Because I believe that the Alabama law at issue here serves legitimate state purposes through concededly rational means, and thus is neither invidious nor arbitrary, I would affirm the court below. I respectfully dissent.
“Industrial insurance” is the trade term for a low face-value policy typically sold door-to-door and maintained through home collection of monthly *888or weekly premiums. Alabama currently has more industrial insurance in force than any other State. Burial insurance is another form of insurance popular in rural Alabama that is offered exclusively by local insurers. By contrast, Metropolitan Life, like many multistate insurers, has discontinued writing even whole-life policies with face values below $15,000. App. 173-176.

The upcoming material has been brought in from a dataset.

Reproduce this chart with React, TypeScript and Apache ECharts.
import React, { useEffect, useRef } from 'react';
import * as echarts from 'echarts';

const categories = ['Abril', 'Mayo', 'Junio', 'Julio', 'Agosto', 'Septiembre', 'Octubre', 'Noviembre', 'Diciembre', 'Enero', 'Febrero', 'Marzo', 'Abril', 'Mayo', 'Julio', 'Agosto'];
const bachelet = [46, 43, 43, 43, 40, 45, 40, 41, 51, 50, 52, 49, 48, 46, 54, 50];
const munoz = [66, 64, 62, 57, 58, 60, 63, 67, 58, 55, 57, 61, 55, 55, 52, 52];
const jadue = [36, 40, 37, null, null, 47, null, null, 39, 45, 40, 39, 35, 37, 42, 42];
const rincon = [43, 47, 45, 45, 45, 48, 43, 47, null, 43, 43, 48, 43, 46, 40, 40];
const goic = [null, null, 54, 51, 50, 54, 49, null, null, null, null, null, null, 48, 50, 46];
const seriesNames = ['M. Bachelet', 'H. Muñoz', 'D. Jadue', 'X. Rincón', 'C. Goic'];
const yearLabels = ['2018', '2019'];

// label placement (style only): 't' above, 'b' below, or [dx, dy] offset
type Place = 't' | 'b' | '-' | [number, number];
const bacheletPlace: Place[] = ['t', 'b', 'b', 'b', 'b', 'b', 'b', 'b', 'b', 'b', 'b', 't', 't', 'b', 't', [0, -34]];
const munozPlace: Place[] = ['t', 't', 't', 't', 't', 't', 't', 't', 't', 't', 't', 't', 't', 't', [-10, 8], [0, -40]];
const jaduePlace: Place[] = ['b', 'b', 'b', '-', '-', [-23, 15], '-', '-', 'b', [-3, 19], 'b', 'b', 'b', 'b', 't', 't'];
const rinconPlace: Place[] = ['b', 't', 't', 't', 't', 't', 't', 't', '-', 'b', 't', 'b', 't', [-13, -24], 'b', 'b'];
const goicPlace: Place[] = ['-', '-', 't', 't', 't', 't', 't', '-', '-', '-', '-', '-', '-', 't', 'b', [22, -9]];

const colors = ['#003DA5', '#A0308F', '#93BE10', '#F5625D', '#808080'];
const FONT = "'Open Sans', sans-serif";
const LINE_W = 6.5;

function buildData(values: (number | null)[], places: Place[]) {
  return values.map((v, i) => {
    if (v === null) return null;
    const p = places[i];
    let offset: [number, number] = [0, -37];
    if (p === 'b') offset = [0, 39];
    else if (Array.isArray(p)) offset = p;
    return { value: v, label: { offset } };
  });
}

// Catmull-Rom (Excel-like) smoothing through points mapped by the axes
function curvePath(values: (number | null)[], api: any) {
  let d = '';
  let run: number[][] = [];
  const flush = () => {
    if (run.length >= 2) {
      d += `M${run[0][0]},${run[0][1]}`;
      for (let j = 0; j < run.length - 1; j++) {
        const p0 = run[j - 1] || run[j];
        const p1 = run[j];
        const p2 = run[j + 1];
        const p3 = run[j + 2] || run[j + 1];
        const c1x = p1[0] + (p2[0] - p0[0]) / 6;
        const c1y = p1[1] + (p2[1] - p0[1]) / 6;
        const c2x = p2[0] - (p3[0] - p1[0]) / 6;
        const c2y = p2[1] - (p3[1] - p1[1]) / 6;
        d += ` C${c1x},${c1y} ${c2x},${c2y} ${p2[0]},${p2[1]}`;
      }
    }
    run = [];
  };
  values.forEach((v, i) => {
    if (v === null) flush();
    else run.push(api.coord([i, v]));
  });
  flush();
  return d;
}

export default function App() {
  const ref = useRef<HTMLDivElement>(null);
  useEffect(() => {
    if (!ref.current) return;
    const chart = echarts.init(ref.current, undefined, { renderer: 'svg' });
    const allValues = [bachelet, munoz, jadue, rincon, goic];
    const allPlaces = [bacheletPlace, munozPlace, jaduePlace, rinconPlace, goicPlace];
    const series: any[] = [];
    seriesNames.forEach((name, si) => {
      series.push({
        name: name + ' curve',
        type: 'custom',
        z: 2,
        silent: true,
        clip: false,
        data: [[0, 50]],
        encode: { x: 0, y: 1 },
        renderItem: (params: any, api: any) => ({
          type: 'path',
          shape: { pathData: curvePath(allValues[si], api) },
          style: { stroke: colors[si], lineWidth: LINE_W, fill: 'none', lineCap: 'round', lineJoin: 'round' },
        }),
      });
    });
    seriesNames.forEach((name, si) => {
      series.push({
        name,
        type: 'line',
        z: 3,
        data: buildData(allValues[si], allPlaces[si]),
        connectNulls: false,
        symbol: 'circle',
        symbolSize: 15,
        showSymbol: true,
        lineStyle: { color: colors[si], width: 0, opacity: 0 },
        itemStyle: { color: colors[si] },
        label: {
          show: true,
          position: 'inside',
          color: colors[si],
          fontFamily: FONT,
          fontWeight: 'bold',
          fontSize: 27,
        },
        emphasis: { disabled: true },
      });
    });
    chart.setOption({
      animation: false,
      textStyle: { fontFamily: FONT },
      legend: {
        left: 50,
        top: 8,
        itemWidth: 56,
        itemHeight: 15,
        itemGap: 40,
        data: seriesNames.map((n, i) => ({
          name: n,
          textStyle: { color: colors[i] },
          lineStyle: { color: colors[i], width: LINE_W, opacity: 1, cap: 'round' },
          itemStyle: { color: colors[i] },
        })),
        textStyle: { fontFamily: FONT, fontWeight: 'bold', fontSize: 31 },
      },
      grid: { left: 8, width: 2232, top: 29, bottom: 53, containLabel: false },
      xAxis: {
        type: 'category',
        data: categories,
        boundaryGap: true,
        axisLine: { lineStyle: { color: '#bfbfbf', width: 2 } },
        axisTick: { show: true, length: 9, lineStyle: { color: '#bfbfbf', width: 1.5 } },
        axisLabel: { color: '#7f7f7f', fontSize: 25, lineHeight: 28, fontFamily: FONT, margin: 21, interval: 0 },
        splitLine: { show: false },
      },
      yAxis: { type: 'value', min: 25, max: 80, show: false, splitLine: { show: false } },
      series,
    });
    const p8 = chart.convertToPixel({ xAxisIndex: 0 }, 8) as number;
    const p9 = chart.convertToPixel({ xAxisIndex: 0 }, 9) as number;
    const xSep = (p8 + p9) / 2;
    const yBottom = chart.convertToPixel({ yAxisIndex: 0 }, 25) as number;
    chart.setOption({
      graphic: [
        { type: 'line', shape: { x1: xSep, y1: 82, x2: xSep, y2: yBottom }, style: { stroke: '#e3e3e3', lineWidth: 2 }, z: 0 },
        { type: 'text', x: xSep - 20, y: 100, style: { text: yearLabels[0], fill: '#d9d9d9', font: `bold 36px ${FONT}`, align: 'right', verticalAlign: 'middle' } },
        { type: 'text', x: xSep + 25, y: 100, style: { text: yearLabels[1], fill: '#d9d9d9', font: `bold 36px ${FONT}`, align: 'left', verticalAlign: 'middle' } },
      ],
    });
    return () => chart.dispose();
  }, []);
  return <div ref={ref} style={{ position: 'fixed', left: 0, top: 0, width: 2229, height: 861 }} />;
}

The only cited authority that arguably addressed the issue raised in the instant case is a per curiam reversal and remand without opinion of a decision upholding a discriminatory ad valorem tax on a foreign insurer’s fixtures and other tangible property. See Reserve Life Ins. Co. v. Bowers, 380 U. S. 258 (1965). A reversal and remand is more enigmatic even *897than a summary affirmance, which has precedential value only as to “the precise issues necessarily presented and necessarily decided.” Mandel v. Bradley, 432 U. S. 173, 176 (1977). Decisions without opinion may not be equated with “an opinion by this Court treating the question on the merits.” See Edelman v. Jordan, 415 U. S. 651, 670-671 (1974). “Indeed, upon fuller consideration of an issue under plenary review, the Court has not hesitated to discard a rule which a line of summary affirmances may appear to have established.” Fusari v. Steinberg, 419 U. S. 379, 392 (1975) (Burger, C. J., concurring).